I LOVE the "Oxford Book of Hymns"! The hymns are gorgeous, and are seriously Christian in their content.
Two of my FAVORITES!
Great post. I’ll read it thoroughly in a bit.
And sort of unfortunately, last night we kind of got into a rather arcane discussion on English Renaissance and French organ masters, along with a few Italians and a Spaniard. If you’re not really into this stuff.... It doesn’t change that as a church we’ve forgotten how to chant and even for those of us who are classically trained singers it takes a while to get it to sound like chant and not a Wagnerian opera.
Is chant that easy? I do not know. I am a member of a parish choir and just doing the last two verses of the Holy Thursday procession hymm ( in Latin ) before the body of the Lord was placed in speical adoration alter by St. Thomas Aquintas was very hard.

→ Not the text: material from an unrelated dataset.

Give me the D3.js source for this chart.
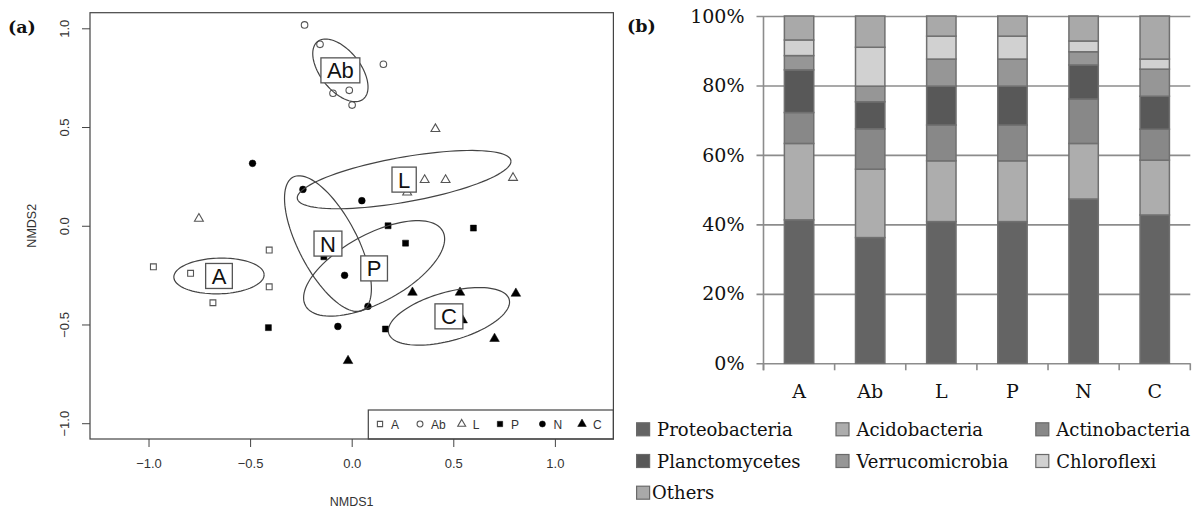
<!DOCTYPE html>
<html><head><meta charset="utf-8">
<script src="https://cdn.jsdelivr.net/npm/d3@7/dist/d3.min.js"></script>
<style>body{margin:0;background:#fff} svg{display:block}</style>
</head><body>
<svg id="chart" width="1194" height="508"></svg>
<script>
// ---------- Panel (a): NMDS ----------
const groups = ["A", "Ab", "L", "P", "N", "C"];
const nmdsGroup = ["A","A","A","A","A","A","Ab","Ab","Ab","Ab","Ab","Ab","L","L","L","L","L","L","P","P","P","P","P","P","N","N","N","N","N","N","C","C","C","C","C","C"];
const nmdsX = [-0.976,-0.793,-0.406,-0.406,-0.683,-0.655, -0.232,-0.156,0.156,-0.092,-0.012,0.002, 0.412,0.359,0.462,0.794,-0.752,0.273, 0.179,0.265,0.599,-0.410,0.166,-0.137, -0.488,-0.240,0.050,-0.035,0.080,-0.068, 0.299,0.533,0.808,0.703,-0.018,0.546];
const nmdsY = [-0.208,-0.241,-0.123,-0.309,-0.390,-0.255, 1.017,0.919,0.818,0.671,0.686,0.611, 0.490,0.232,0.232,0.243,0.036,0.169, 0.000,-0.088,-0.012,-0.516,-0.523,-0.157, 0.316,0.184,0.127,-0.251,-0.408,-0.510, -0.338,-0.338,-0.343,-0.572,-0.684,-0.478];
const nmdsTicks = [-1.0, -0.5, 0.0, 0.5, 1.0];

// ---------- Panel (b): relative abundance ----------
const sites = ["A", "Ab", "L", "P", "N", "C"];
const phyla = ["Proteobacteria","Acidobacteria","Actinobacteria","Planctomycetes","Verrucomicrobia","Chloroflexi","Others"];
const proteobacteria  = [41.3, 36.2, 40.8, 40.8, 47.3, 42.7];
const acidobacteria   = [22.0, 19.7, 17.5, 17.5, 16.0, 15.8];
const actinobacteria  = [ 8.9, 11.6, 10.3, 10.3, 12.8,  8.9];
const planctomycetes  = [12.3,  7.8, 11.2, 11.2,  9.8,  9.5];
const verrucomicrobia = [ 4.1,  4.5,  7.8,  7.8,  3.8,  7.8];
const chloroflexi     = [ 4.5, 11.2,  6.6,  6.6,  3.1,  2.9];
const others          = [ 6.9,  9.0,  5.8,  5.8,  7.2, 12.4];
const pctTicks = [0, 0.2, 0.4, 0.6, 0.8, 1.0];

const svg = d3.select("#chart");
const SANS = "'Liberation Sans', Arial, sans-serif";
const SERIF = "'DejaVu Serif', serif";

// ===== Panel (a) =====
const xA = d3.scaleLinear().domain([-1.288, 1.288]).range([90, 613.4]);
const yA = d3.scaleLinear().domain([-1.08, 1.079]).range([439, 12.7]);
const gA = svg.append("g");

// axes
const xAxisA = d3.axisBottom(xA).tickValues(nmdsTicks).tickFormat(d3.format(".1f")).tickSize(8).tickPadding(12);
gA.append("g").attr("transform", "translate(0,439)").call(xAxisA)
  .call(g => { g.select(".domain").remove();
    g.selectAll("line").attr("stroke", "#444");
    g.selectAll("text").attr("font-family", SANS).attr("font-size", 13).attr("fill", "#333"); });
const yAxisA = d3.axisLeft(yA).tickValues(nmdsTicks).tickFormat(d3.format(".1f")).tickSize(8);
const yAx = gA.append("g").attr("transform", "translate(90,0)").call(yAxisA);
yAx.select(".domain").remove();
yAx.selectAll("line").attr("stroke", "#444");
yAx.selectAll("text").attr("font-family", SANS).attr("font-size", 13).attr("fill", "#333")
  .attr("text-anchor", "middle").attr("dy", null)
  .attr("transform", "translate(-26,0) rotate(-90)").attr("x", 0).attr("y", 4.5);

gA.append("text").attr("x", xA(0)).attr("y", 506).attr("text-anchor", "middle")
  .attr("font-family", SANS).attr("font-size", 12.5).attr("fill", "#333").text("NMDS1");
gA.append("text").attr("transform", `translate(36,${yA(0)}) rotate(-90)`).attr("text-anchor", "middle")
  .attr("font-family", SANS).attr("font-size", 12.5).attr("fill", "#333").text("NMDS2");

// clip
svg.append("clipPath").attr("id", "clipA").append("rect")
  .attr("x", 90).attr("y", 12.7).attr("width", 523.4).attr("height", 426.3);
const plotA = gA.append("g").attr("clip-path", "url(#clipA)");

// symbols
const symSpec = {
  A:  {type: d3.symbolSquare,   size: 34, fill: false},
  Ab: {type: d3.symbolCircle,   size: 34, fill: false},
  L:  {type: d3.symbolTriangle, size: 34, fill: false},
  P:  {type: d3.symbolSquare,   size: 36, fill: true},
  N:  {type: d3.symbolCircle,   size: 36, fill: true},
  C:  {type: d3.symbolTriangle, size: 40, fill: true}
};
function drawSym(sel, grp, x, y, scale) {
  const s = symSpec[grp];
  sel.append("path").attr("d", d3.symbol().type(s.type).size(s.size * (scale || 1))())
    .attr("transform", `translate(${x},${y})`)
    .attr("fill", s.fill ? "#000" : "#fff")
    .attr("stroke", s.fill ? "#000" : "#555")
    .attr("stroke-width", s.fill ? 0.5 : 1.1);
}

// points
nmdsX.forEach((vx, i) => drawSym(plotA, nmdsGroup[i], xA(vx), yA(nmdsY[i])));

// sd ellipses (as ordiellipse kind="sd") + centroid labels
const stats = groups.map(g => {
  const idx = nmdsGroup.map((d, i) => d === g ? i : -1).filter(i => i >= 0);
  const xs = idx.map(i => nmdsX[i]), ys = idx.map(i => nmdsY[i]);
  const mx = d3.mean(xs), my = d3.mean(ys), n = xs.length;
  let sxx = 0, syy = 0, sxy = 0;
  for (let k = 0; k < n; k++) { const dx = xs[k]-mx, dy = ys[k]-my; sxx += dx*dx; syy += dy*dy; sxy += dx*dy; }
  sxx /= (n-1); syy /= (n-1); sxy /= (n-1);
  const l11 = Math.sqrt(sxx), l21 = sxy / l11, l22 = Math.sqrt(Math.max(syy - l21*l21, 0));
  const pts = d3.range(0, 101).map(k => {
    const t = 2*Math.PI*k/100, c = Math.cos(t), s = Math.sin(t);
    return [xA(mx + l11*c), yA(my + l21*c + l22*s)];
  });
  return {g, mx, my, pts};
});
stats.forEach(s => {
  plotA.append("path").attr("d", d3.line()(s.pts)).attr("fill", "none")
    .attr("stroke", "#444").attr("stroke-width", 1.2);
});
stats.forEach(s => {
  const lab = plotA.append("g").attr("transform", `translate(${xA(s.mx)},${yA(s.my)})`);
  const rect = lab.append("rect");
  const t = lab.append("text").attr("text-anchor", "middle").attr("y", 8)
    .attr("font-family", SANS).attr("font-size", 22).attr("fill", "#111").text(s.g);
  const w = t.node().getComputedTextLength() + 12;
  rect.attr("x", -w/2).attr("y", -12.5).attr("width", w).attr("height", 25)
    .attr("fill", "#fff").attr("stroke", "#555").attr("stroke-width", 1.3);
});

// legend inside plot
gA.append("rect").attr("x", 368.3).attr("y", 410).attr("width", 245.1).attr("height", 29)
  .attr("fill", "#fff").attr("stroke", "#444").attr("stroke-width", 1.2);
const legSymX = [380, 420, 461.7, 500, 542.4, 582];
groups.forEach((g, i) => {
  drawSym(gA, g, legSymX[i], 424, 0.8);
  gA.append("text").attr("x", legSymX[i] + 11).attr("y", 428.5).attr("font-family", SANS)
    .attr("font-size", 12).attr("fill", "#333").text(g);
});
// box
gA.append("rect").attr("x", 90).attr("y", 12.7).attr("width", 523.4).attr("height", 426.3)
  .attr("fill", "none").attr("stroke", "#444").attr("stroke-width", 1.2);

svg.append("text").attr("x", 8).attr("y", 33).attr("font-family", SERIF).attr("font-weight", "bold")
  .attr("font-size", 17.5).attr("fill", "#111").text("(a)");

// ===== Panel (b) =====
const colors = ["#646464", "#adadad", "#888888", "#585858", "#969696", "#d1d1d1", "#a9a9a9"];
const seriesArr = [proteobacteria, acidobacteria, actinobacteria, planctomycetes, verrucomicrobia, chloroflexi, others];
const table = sites.map((s, i) => { const o = {site: s}; phyla.forEach((p, j) => o[p] = seriesArr[j][i]); return o; });
const stacked = d3.stack().keys(phyla).offset(d3.stackOffsetExpand)(table);

const xB = d3.scaleBand().domain(sites).range([763.5, 1190.3]).paddingInner(0.587).paddingOuter(0.2935);
const yB = d3.scaleLinear().domain([0, 1]).range([363.3, 16]);
const gB = svg.append("g");

// gridlines & y labels
const yAxisB = d3.axisLeft(yB).tickValues(pctTicks).tickFormat(d3.format(".0%"))
  .tickSize(-(1190.3 - 763.5)).tickPadding(12);
const yb = gB.append("g").attr("transform", "translate(763.5,0)").call(yAxisB);
yb.select(".domain").remove();
yb.selectAll("line").attr("stroke", "#8c8c8c").attr("stroke-width", 1.6).attr("x1", -7);
yb.selectAll("text").attr("font-family", SERIF).attr("font-size", 19).attr("fill", "#111").attr("x", -19);
// y axis line
gB.append("line").attr("x1", 763.5).attr("x2", 763.5).attr("y1", yB(1)).attr("y2", yB(0) + 7)
  .attr("stroke", "#8c8c8c").attr("stroke-width", 1.6);
// category boundary ticks
const bounds = sites.map(s => xB(s) - xB.step() * xB.paddingInner() / 2).concat([1190.3]);
bounds.forEach(b => gB.append("line").attr("x1", b).attr("x2", b).attr("y1", yB(0)).attr("y2", yB(0) + 7)
  .attr("stroke", "#8c8c8c").attr("stroke-width", 1.6));
// category labels
sites.forEach(s => gB.append("text").attr("x", xB(s) + xB.bandwidth() / 2).attr("y", 398)
  .attr("text-anchor", "middle").attr("font-family", SERIF).attr("font-size", 19).attr("fill", "#111").text(s));

// bars
stacked.forEach((layer, j) => {
  gB.append("g").selectAll("rect").data(layer).join("rect")
    .attr("x", d => xB(d.data.site)).attr("width", xB.bandwidth())
    .attr("y", d => yB(d[1])).attr("height", d => yB(d[0]) - yB(d[1]))
    .attr("fill", colors[j]).attr("stroke", "#707070").attr("stroke-width", 1.5);
});

// legend
const legCols = [636.6, 836, 1035.8];
const legRows = [429.3, 461, 492.7];
phyla.forEach((p, j) => {
  const col = j % 3, row = Math.floor(j / 3);
  const sx = legCols[col], cy = legRows[row];
  gB.append("rect").attr("x", sx).attr("y", cy - 6.5).attr("width", 13).attr("height", 13)
    .attr("fill", colors[j]).attr("stroke", "#6a6a6a").attr("stroke-width", 1.2);
  gB.append("text").attr("x", sx + (p === "Others" ? 15.5 : 20.5)).attr("y", cy + 6.5)
    .attr("font-family", SERIF).attr("font-size", 18).attr("fill", "#111").text(p);
});

svg.append("text").attr("x", 627).attr("y", 32).attr("font-family", SERIF).attr("font-weight", "bold")
  .attr("font-size", 17.5).attr("fill", "#111").text("(b)");
</script>
</body></html>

I did get for my birthday on Saturday the two “Chant” cd’s from the Spanish Benedictines to listen to. Love the chanting, but to listen. Could I learn it, but as a child of VC 2, I just do not know.

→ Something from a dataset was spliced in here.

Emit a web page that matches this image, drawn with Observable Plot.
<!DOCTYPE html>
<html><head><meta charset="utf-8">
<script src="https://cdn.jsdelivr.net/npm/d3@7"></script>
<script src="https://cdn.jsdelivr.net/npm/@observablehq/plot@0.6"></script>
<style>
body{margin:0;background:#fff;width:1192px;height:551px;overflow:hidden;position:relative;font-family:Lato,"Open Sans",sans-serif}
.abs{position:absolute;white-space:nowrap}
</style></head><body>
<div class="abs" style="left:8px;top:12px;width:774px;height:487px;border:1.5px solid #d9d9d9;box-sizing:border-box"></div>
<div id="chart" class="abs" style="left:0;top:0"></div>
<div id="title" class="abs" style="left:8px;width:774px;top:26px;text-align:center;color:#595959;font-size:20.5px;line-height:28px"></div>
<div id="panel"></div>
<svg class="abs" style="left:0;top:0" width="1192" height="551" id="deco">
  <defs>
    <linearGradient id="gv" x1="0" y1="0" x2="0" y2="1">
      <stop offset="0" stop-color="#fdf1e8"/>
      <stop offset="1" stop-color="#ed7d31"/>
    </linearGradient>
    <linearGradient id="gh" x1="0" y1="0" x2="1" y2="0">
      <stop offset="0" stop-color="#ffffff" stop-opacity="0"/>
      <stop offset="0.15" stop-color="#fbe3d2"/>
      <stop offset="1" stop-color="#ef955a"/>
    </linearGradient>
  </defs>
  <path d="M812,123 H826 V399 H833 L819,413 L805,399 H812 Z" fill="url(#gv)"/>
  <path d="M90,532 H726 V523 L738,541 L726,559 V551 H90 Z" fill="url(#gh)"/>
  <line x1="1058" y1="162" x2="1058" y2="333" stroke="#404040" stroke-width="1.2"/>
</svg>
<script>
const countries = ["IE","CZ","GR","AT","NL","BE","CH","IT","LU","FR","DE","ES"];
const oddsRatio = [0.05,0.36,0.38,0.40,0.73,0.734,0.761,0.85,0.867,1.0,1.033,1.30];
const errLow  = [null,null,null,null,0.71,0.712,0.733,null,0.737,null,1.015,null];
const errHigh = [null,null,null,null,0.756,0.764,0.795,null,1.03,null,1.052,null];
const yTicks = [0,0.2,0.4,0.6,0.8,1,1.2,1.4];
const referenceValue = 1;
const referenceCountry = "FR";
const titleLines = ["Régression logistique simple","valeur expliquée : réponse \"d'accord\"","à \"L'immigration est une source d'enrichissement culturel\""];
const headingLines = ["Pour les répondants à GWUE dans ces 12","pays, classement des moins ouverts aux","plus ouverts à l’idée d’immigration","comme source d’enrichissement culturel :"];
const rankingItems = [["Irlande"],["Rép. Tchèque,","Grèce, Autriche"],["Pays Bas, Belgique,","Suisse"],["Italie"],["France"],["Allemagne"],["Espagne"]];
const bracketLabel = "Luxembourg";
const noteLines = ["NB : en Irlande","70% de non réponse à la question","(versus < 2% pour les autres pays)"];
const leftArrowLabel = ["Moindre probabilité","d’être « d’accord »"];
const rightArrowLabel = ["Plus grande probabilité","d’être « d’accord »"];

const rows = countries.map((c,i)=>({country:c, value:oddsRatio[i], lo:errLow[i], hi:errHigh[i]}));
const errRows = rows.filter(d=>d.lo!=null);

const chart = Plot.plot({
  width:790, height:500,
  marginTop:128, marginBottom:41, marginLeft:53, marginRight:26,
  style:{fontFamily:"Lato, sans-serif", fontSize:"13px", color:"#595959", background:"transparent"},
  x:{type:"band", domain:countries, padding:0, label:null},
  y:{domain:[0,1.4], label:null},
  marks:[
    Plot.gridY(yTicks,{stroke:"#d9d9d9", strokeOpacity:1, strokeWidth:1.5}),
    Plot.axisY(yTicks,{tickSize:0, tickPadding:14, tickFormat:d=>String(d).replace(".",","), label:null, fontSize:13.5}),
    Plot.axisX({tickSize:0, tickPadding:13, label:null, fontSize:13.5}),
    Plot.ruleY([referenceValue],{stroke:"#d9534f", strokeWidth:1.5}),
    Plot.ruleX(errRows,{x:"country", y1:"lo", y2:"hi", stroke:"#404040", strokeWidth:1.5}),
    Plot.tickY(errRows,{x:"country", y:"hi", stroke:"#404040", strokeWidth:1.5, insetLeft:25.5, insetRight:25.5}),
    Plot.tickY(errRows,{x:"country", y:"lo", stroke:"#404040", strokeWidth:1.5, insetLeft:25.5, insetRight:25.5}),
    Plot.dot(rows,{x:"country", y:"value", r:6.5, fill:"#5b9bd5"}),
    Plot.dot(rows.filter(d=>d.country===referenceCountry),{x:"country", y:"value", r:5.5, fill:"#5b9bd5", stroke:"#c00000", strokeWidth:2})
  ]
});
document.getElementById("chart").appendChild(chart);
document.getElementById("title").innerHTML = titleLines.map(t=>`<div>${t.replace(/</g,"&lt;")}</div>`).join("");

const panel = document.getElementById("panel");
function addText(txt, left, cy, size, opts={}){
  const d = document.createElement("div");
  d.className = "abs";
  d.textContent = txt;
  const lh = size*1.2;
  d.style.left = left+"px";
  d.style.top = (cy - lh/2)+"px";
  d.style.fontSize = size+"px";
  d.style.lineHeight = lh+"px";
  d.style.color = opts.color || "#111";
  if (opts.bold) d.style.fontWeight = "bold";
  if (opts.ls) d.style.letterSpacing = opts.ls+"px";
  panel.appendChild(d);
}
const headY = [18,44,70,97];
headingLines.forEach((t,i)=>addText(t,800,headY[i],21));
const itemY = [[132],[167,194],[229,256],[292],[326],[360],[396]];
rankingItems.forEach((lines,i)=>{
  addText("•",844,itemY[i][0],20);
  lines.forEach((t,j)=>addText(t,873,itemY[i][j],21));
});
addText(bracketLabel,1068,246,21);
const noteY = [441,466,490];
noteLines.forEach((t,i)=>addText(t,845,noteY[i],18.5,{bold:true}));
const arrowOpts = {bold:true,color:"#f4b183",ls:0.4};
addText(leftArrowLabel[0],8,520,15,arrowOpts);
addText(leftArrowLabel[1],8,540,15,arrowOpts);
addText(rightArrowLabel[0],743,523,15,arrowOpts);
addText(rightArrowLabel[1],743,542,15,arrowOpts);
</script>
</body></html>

Could the chant music be translated into English?
Teach the chants in English, that is translate them, kept the beautiful sound part in the translation.
I heard a beautiful English translation of the Exultet by a deacon who transfered from another parish about close to a year ago Holy Saturday. If that can be done, then the chants can be done in translation.
My parish has a wonderful lady music minister. Knows her music well.
During the last few months, she had to take a leave of absence for medical reasons, will be back this week. The sub taking her place, taught some beautiful songs, one a spiritual. Sprituals are from the heart to God, in song prayer form. One is “Change My Name”.
Not only the notation is different - the manner of singing is different too. Let's leave aside for a moment all the little performance minutiae that the Solemnes monks have laid down, and just talk about basics.
Chant is sung as though you were speaking, with the emphasis on the words just as they would be spoken. It doesn't have a strict meter or time -- again, you chant the words just as they would be spoken, with the natural rhythm of a rather formal speaking - "declamation" as our choirmaster says. You breathe where you would breathe when speaking (the Solemnes notation kindly gives breath marks for you, they do make sense, but if you have the music in ordinary staff notation just make a tick mark where you should breathe, just as a reminder.)
As far as the tone itself, it should be a simply produced, rather "straight" tone - i.e. no vibrato or quavering, no swooping from note to note. Each note should build or flow from the previous one, from the beginning to the end of a phrase. Simplicity, solemnity, purity is what you're aiming for. If your usual music is towards the "pop" end of the scale, or the romantics, you'll have to rethink the style a little bit.
Since I came from the Episcopal Church which never abandoned chant, I was taught the basics of performance style very early on (in fact, I was instructed to "warm up" my tone a little bit because I was taught the "Anglican hoot" - which is a very straight tone with no warmth at all). But I had to learn to read the notation, which the Piskies do not use.
What you can do to practice is call up YouTube and search for it - especially the versions that run the text and music visually on the page together with the sound. Sing along. We sang the "Tantum ergo" also while processing to the Altar of Repose (actually we sang the entire "Pange Lingua", which is the longer hymn from which the "Tantum ergo" is taken. We had quite a distance to hike!)
Here's the "Pange Lingua" in its entirety, with the music flowing along so you can follow it. "Tantum ergo" begins at verse 5. The performance is very good, very simply sung with no vibrato and nice carrying tones - although their rhythm is fairly strict for chant:
Just found the origin of the title of above song is “If He Change My Name?”